I propose to take Questions Nos. 575 and 741 together.
The current high level of COVID-19 infection and the dominance of the significantly more transmissible Delta variant poses a very substantial threat, particularly to those who are not fully protected through vaccination. In addition, the impact of the new Omicron variant is still unknown. Public health advice remains that those who are not fully vaccinated should avoid congregated indoor settings for their own and others safety.
The National Public Health Emergency Team gave some consideration to the issues arising for those people that cannot receive a COVID-19 vaccine for medical reasons as part of its discussions on the 18th October 2021 on the continuing response to COVID-19 and the extension of Covid Pass arrangements. The matter is being given further consideration.

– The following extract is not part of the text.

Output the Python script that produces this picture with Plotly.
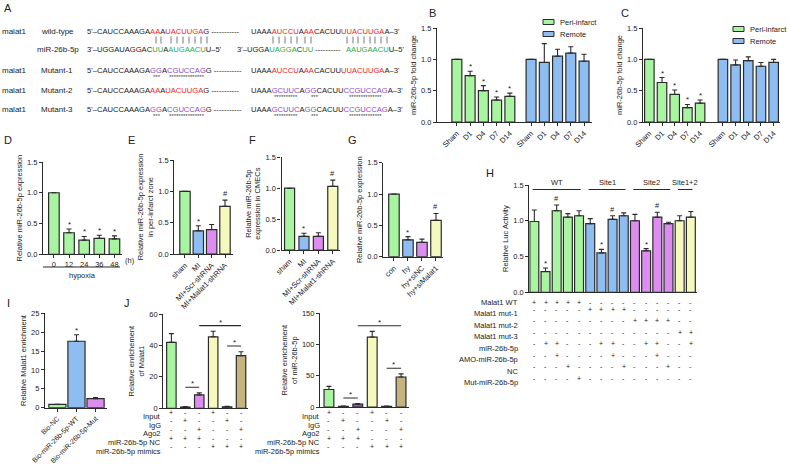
import plotly.graph_objects as go

W, H = 787, 467


def px(x):
    return x / W


def py(y):
    return 1 - y / H


GREEN = '#a8f4a1'
BLUE = '#8ebdf2'
PURPLE = '#dd8cf0'
YELLOW = '#f6f9bd'
TAN = '#c6b47e'
DARKPUR = '#9c55b8'
EDGE = '#2b2b2b'
RED = '#f21d1d'
GRN = '#22b04a'
PUR = '#8a4cc6'
FONT = 'Liberation Sans, Arial, sans-serif'

# ---------------- data ----------------
b_days = ['Sham', 'D1', 'D4', 'D7', 'D14']
b_peri = [1.0, 0.74, 0.50, 0.35, 0.41]
b_peri_err = [0, 0.07, 0.08, 0.05, 0.05]
b_peri_sig = ['', '*', '*', '*', '*']
b_remote = [1.0, 0.95, 1.05, 1.10, 0.97]
b_remote_err = [0, 0.30, 0.11, 0.10, 0.11]

c_peri = [1.0, 0.63, 0.44, 0.23, 0.30]
c_peri_err = [0, 0.08, 0.07, 0.05, 0.05]
c_peri_sig = ['', '*', '*', '*', '*']
c_remote = [1.0, 0.91, 0.98, 0.89, 0.95]
c_remote_err = [0, 0.08, 0.06, 0.06, 0.05]

d_hours = ['0', '12', '24', '36', '48']
d_vals = [1.0, 0.35, 0.23, 0.26, 0.25]
d_err = [0, 0.06, 0.06, 0.05, 0.05]
d_sig = ['', '*', '*', '*', '*']

e_groups = ['sham', 'MI', 'MI+Scr-shRNA', 'MI+Malat1-shRNA']
e_vals = [1.0, 0.37, 0.39, 0.76]
e_err = [0, 0.08, 0.08, 0.10]
e_sig = ['', '*', '', '#']

f_groups = ['sham', 'MI', 'MI+Scr-shRNA', 'MI+Malat1-shRNA']
f_vals = [1.0, 0.22, 0.22, 1.03]
f_err = [0, 0.05, 0.06, 0.10]
f_sig = ['', '*', '', '#']

g_groups = ['con', 'hy', 'hy+siNC', 'hy+siMalat1']
g_vals = [1.0, 0.27, 0.23, 0.58]
g_err = [0, 0.05, 0.05, 0.11]
g_sig = ['', '*', '', '#']

h_vals = [0.99, 0.29, 1.14, 1.05, 1.07, 0.96, 0.55, 1.02, 1.07, 1.00, 0.58, 1.05, 0.96, 1.00, 1.05]
h_err = [0.16, 0.05, 0.08, 0.05, 0.07, 0.07, 0.05, 0.05, 0.04, 0.09, 0.03, 0.07, 0.02, 0.07, 0.08]
h_sig = ['', '*', '#', '', '', '', '*', '#', '', '', '*', '#', '', '', '']
h_groups = [('WT', 0, 4), ('Site1', 5, 8), ('Site2', 9, 12), ('Site1+2', 13, 14)]
h_rows = ['Malat1 WT', 'Malat1 mut-1', 'Malat1 mut-2', 'Malat1 mut-3',
          'miR-26b-5p', 'AMO-miR-26b-5p', 'NC', 'Mut-miR-26b-5p']
h_table = ['+++++----------',
           '-----++++------',
           '---------++++--',
           '-------------++',
           '-++---++--++--+',
           '--+----+---+---',
           '---+----+---+--',
           '----+----------']

i_groups = ['Bio-NC', 'Bio-miR-26b-5p-WT', 'Bio-miR-26b-5p-Mut']
i_vals = [0.9, 17.6, 2.4]
i_err = [0, 1.7, 0.3]
i_sig = ['', '*', '']

j_rows = ['Input', 'IgG', 'Ago2', 'miR-26b-5p NC', 'miR-26b-5p mimics']
j_table = ['+--+--', '-+--+-', '--+--+', '+++---', '---+++']
j_brackets = [(1, 2), (4, 5), (2, 5)]
j1_vals = [42, 0.8, 8.5, 45.5, 1.0, 33.5]
j1_err = [5.5, 0.3, 1.3, 3.5, 0.3, 2.5]
j2_vals = [28, 1.0, 4.5, 112, 1.0, 48]
j2_err = [5, 0.5, 1.0, 9, 0.5, 5]

# ---------------- figure ----------------
fig = go.Figure()
layout = dict(width=W, height=H, autosize=False, template='none',
              margin=dict(l=0, r=0, t=0, b=0, pad=0),
              paper_bgcolor='white', plot_bgcolor='white', showlegend=False,
              font=dict(family=FONT, size=8, color='#222'),
              annotations=[], shapes=[])
ann = layout['annotations']
shapes = layout['shapes']


def text(x, y, t, size=8, xanchor='left', yanchor='middle', color='#222', **kw):
    ann.append(dict(x=px(x), y=py(y), xref='paper', yref='paper', text=t, showarrow=False,
                    xanchor=xanchor, yanchor=yanchor, borderpad=0,
                    font=dict(size=size, color=color, family=FONT), **kw))


def panel(n, box, xr, yr, dtick, yfmt, ytitle, tickvals=None, ticktext=None, tickangle=-45, xfont=7.5):
    x0, x1, y0, y1 = box
    s = '' if n == 1 else str(n)
    xa = dict(domain=[px(x0), px(x1)], anchor='y' + s, range=xr, showline=True, linecolor=EDGE,
              linewidth=1.2, showgrid=False, zeroline=False, fixedrange=True, automargin=False)
    if tickvals is not None:
        xa.update(tickmode='array', tickvals=tickvals, ticktext=ticktext, ticks='outside', ticklen=3,
                  tickwidth=1, tickcolor=EDGE, tickangle=tickangle, tickfont=dict(size=xfont))
    else:
        xa.update(showticklabels=False, ticks='')
    ya = dict(domain=[py(y1), py(y0)], anchor='x' + s, range=yr, showline=True, linecolor=EDGE,
              linewidth=1.2, showgrid=False, zeroline=False, ticks='outside', ticklen=3, tickwidth=1,
              tickcolor=EDGE, dtick=dtick, tick0=0, tickformat=yfmt, tickfont=dict(size=7.5),
              title=dict(text=ytitle, font=dict(size=7.5), standoff=3), fixedrange=True,
              automargin=False)
    layout['xaxis' + s] = xa
    layout['yaxis' + s] = ya
    return s


def bars(s, xs, vals, err, colors, width, sig=None):
    fig.add_trace(go.Bar(x=xs, y=vals, width=width, xaxis='x' + s, yaxis='y' + s,
                         marker=dict(color=colors, line=dict(color=EDGE, width=1.2)),
                         error_y=dict(type='data', symmetric=False, array=err, arrayminus=[0] * len(err),
                                      color=EDGE, thickness=1.1, width=2.5)))
    if sig:
        for x, v, e, m in zip(xs, vals, err, sig):
            if m:
                ann.append(dict(x=x, y=v + e, xref='x' + s, yref='y' + s, text=m, showarrow=False,
                                yanchor='bottom', yshift=-1 if m == '*' else 1, borderpad=0,
                                font=dict(size=8 if m == '*' else 7.5, color='#222')))


def table(s, rows, cells, y0, dy, labx, size=7):
    for r, (lab, row) in enumerate(zip(rows, cells)):
        yy = y0 + r * dy
        text(labx, yy, lab, size=7.5, xanchor='right')
        for i, ch in enumerate(row):
            ann.append(dict(x=i, y=py(yy), xref='x' + s, yref='paper', text=ch, showarrow=False,
                            borderpad=0, font=dict(size=size, color='#222')))


# ---- B ----
b_pos = [i for i in range(5)] + [5.6 + i for i in range(5)]
s = panel(1, (437, 592, 28, 122), [-1.5, 10.2], [0, 1.5], 0.5, '.1f', 'miR-26b-5p fold change',
          b_pos, b_days * 2)
bars(s, b_pos[:5], b_peri, b_peri_err, GREEN, 0.75, b_peri_sig)
bars(s, b_pos[5:], b_remote, b_remote_err, BLUE, 0.75)

# ---- C ----
c_pos = [i for i in range(5)] + [5.8 + i for i in range(5)]
s = panel(2, (643, 780, 28, 122), [-0.5, 10.3], [0, 1.5], 0.5, '.1f', 'miR-26b-5p fold change',
          c_pos, b_days * 2)
bars(s, c_pos[:5], c_peri, c_peri_err, GREEN, 0.75, c_peri_sig)
bars(s, c_pos[5:], c_remote, c_remote_err, BLUE, 0.75)

# legends of B and C
for lx, ly in [(543, 22), (733, 29)]:
    for k, (lab, col) in enumerate([('Peri-infarct', GREEN), ('Remote', BLUE)]):
        yy = ly + k * 12
        shapes.append(dict(type='rect', xref='paper', yref='paper', x0=px(lx), x1=px(lx + 11),
                           y0=py(yy + 2.5), y1=py(yy - 2.5), fillcolor=col, line=dict(color=EDGE, width=1)))
        text(lx + 16, yy, lab, size=7.5)

# ---- D ----
d_pos = list(range(5))
s = panel(3, (43, 122, 162, 254.3), [-0.72, 4.5], [0, 1.5], 0.5, '.1f', 'Relative miR-26b-5p expression',
          d_pos, d_hours, tickangle=0)
bars(s, d_pos, d_vals, d_err, GREEN, 0.7, d_sig)
text(124, 260, '(h)', size=7.5)
shapes.append(dict(type='line', xref='paper', yref='paper', x0=px(43), x1=px(120), y0=py(267), y1=py(267),
                   line=dict(color=EDGE, width=1.2)))
text(82, 275, 'hypoxia', size=7.5, xanchor='center')

# ---- E ----
e_pos = list(range(4))
s = panel(4, (174.3, 233, 160, 254), [-0.8, 3.6], [0, 1.5], 0.5, '.1f',
          'Relative miR-26b-5p expression<br>in per-infarct zone', e_pos, e_groups)
bars(s, e_pos, e_vals, e_err, [GREEN, BLUE, PURPLE, YELLOW], 0.78, e_sig)

# ---- F ----
s = panel(5, (281.5, 340, 157.3, 250), [-0.56, 3.5], [0, 1.5], 0.5, '.1f',
          'Relative miR-26b-5p<br>expression in CMECs', e_pos, f_groups)
bars(s, e_pos, f_vals, f_err, [GREEN, BLUE, PURPLE, YELLOW], 0.7, f_sig)

# ---- G ----
s = panel(6, (383.3, 443, 162.7, 256.7), [-0.76, 3.5], [0, 1.5], 0.5, '.1f',
          'Relative miR-26b-5p expression', e_pos, g_groups)
bars(s, e_pos, g_vals, g_err, [GREEN, BLUE, PURPLE, YELLOW], 0.75, g_sig)

# ---- H ----
h_pos = list(range(len(h_vals)))
h_cols = [GREEN] * 5 + [BLUE] * 4 + [PURPLE] * 4 + [YELLOW] * 2
s = panel(7, (529.3, 697, 185, 292.3), [-0.45, 14.55], [0, 1.5], 0.5, '.1f', 'Relative Luc Activity')
bars(s, h_pos, h_vals, h_err, h_cols, 0.8, h_sig)
for lab, a, b in h_groups:
    shapes.append(dict(type='line', xref='x7', yref='paper', x0=a - 0.15, x1=b + 0.15,
                       y0=py(189.5), y1=py(189.5), line=dict(color=EDGE, width=1.2)))
    ann.append(dict(x=(a + b) / 2, y=py(188.5), xref='x7', yref='paper', text=lab, showarrow=False,
                    yanchor='bottom', borderpad=0, font=dict(size=7.5, color='#222')))
table(s, h_rows, h_table, 302.3, 11.5, 519)

# ---- I ----
i_pos = list(range(3))
s = panel(8, (45, 107, 313.3, 407.7), [-0.65, 2.6], [0, 25], 5, 'd', 'Relative Malat1 enrichment',
          i_pos, i_groups, xfont=7)
bars(s, i_pos, i_vals, i_err, [GREEN, BLUE, PURPLE], 0.9, i_sig)


# ---- J ----
def jpanel(n, box, xr, ymax, dtick, vals, err, cols, ytitle, labx):
    s = panel(n, box, xr, [0, ymax], dtick, 'd', ytitle)
    pos = list(range(len(vals)))
    bars(s, pos, vals, err, cols, 0.68)
    pad = ymax * 0.06
    for a, b in j_brackets:
        top = max(v + e for v, e in zip(vals[a:b + 1], err[a:b + 1])) + pad
        shapes.append(dict(type='line', xref='x' + s, yref='y' + s, x0=a, x1=b, y0=top, y1=top,
                           line=dict(color=EDGE, width=1.1)))
        ann.append(dict(x=(a + b) / 2, y=top, xref='x' + s, yref='y' + s, text='*', showarrow=False,
                        yanchor='bottom', yshift=-2, borderpad=0, font=dict(size=8, color='#222')))
    table(s, j_rows, j_table, 416.5, 8.7, labx)


jpanel(9, (163.3, 248, 314, 408.3), [-0.58, 5.5], 60, 20, j1_vals, j1_err,
       [GREEN, '#6a3a6a', PURPLE, YELLOW, '#6a3a6a', TAN], 'Relative enrichement<br>of Malat1', 162)
jpanel(10, (320, 409, 313.3, 407), [-0.62, 5.55], 150, 50, j2_vals, j2_err,
       [GREEN, '#6a3a6a', DARKPUR, YELLOW, '#6a3a6a', TAN], 'Relative enrichement<br>of miR-26b-5p', 321)


# ---- A: sequences ----
def seq(parts):
    out = ''
    for t, c in parts:
        out += t if c is None else '<span style="color:%s">%s</span>' % (c, t)
    return out


dash = ' -----------'
a_left_wt = [("5'–CAUCCAAAGA", None), ('AA', RED), ('A', None), ('UACUUGA', RED), ('G', None), (dash, None)]
a_left_mut = [("5'–CAUCCAAAGA", None), ('GG', PUR), ('A', None), ('CGUCCAG', PUR), ('G', None), (dash, None)]
a_right_wt = [('UAAA', None), ('AUCCU', RED), ('A', None), ('AA', RED), ('CACUU', None), ('UUACUUGA', RED),
              ("A–3'", None)]
a_right_mut = [('UAAA', None), ('GCUUC', PUR), ('A', None), ('GG', PUR), ('CACUU', None), ('CCGUCCAG', PUR),
               ("A–3'", None)]
a_mir_1 = [("3'–UGGAUAGGAC", None), ('UU', GRN), ('A', None), ('AUGAACU', GRN), ("U–5'", None)]
a_mir_2 = [("3'–UGGA", None), ('UAGGA', GRN), ('C', None), ('UU', GRN), (' ----------', None)]
a_mir_3 = [('AAUGAACU', GRN), ("U–5'", None)]

a_rows = [(31, 'malat1', 'wild-type', a_left_wt, a_right_wt),
          (70, 'malat1', 'Mutant-1', a_left_mut, a_right_wt),
          (90, 'malat1', 'Mutant-2', a_left_wt, a_right_mut),
          (109, 'malat1', 'Mutant-3', a_left_mut, a_right_mut)]
for yy, l1, l2, left, right in a_rows:
    text(1, yy, l1)
    text(40, yy, l2)
    text(86, yy, seq(left), size=7.6)
    text(250, yy, seq(right), size=7.6)
text(36, 49, 'miR-26b-5p')
text(86, 49, seq(a_mir_1), size=7.6)
text(236, 49, seq(a_mir_2), size=7.6)
text(345, 49, seq(a_mir_3), size=7.6)
# base pairing ticks
a_pairs = [156, 161, 171, 177, 183, 189, 195, 201, 207,
           273, 279, 285, 291, 297, 305, 311,
           347, 353, 358, 364, 370, 375, 381, 387]
for xx in a_pairs:
    shapes.append(dict(type='line', xref='paper', yref='paper', x0=px(xx), x1=px(xx),
                       y0=py(36.5), y1=py(43.5), line=dict(color='#555', width=0.8)))
# mutation stars
for yy in (77, 116):
    text(152, yy, '***', size=6, color='#444')
    text(168, yy, '*' * 15, size=6, color='#444')
for yy in (97, 116):
    text(273, yy, '*' * 10, size=6, color='#444')
    text(310, yy, '***', size=6, color='#444')
    text(348, yy, '*' * 14, size=6, color='#444')

# panel letters
for lab, x, y in [('A', 3, 8), ('B', 428, 13), ('C', 620, 13), ('D', 3, 140), ('E', 127, 140),
                  ('F', 248, 140), ('G', 347, 140), ('H', 485, 173), ('I', 6, 303), ('J', 123, 303)]:
    text(x, y, lab, size=11)

fig.update_layout(**layout)
fig.write_html('out.html', config={'displayModeBar': False},
               post_script="document.body.style.margin='0px';")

The Deputies may wish to be aware that on 15 July, NIAC made a recommendation, which was endorsed by the Chief Medical Officer and accepted by the Minister for Health that while the preference was for homologous vaccination regimens (using the same vaccine as part of a two dose regime) that selective use of heterologous vaccination schedules (two different vaccines used as part of two dose regime) should be permitted where a second vaccine dose of a homologous regimen is contraindicated, irrespective of whether the first dose was an mRNA or adenoviral vector vaccine. NIAC in conjunction with the RCPI and the Irish Association of Allergy and Immunology have prepared a guide to aid vaccinators and other healthcare workers on how to advise allergic individuals in respect of receiving a COVID-19 vaccine, this guide is available here: rcpi-live-cdn.s3.amazonaws.com/wp-content/uploads/2021/08/FAQs-about-COVID19-Vaccines-and-Allergies_12August2021.pdf.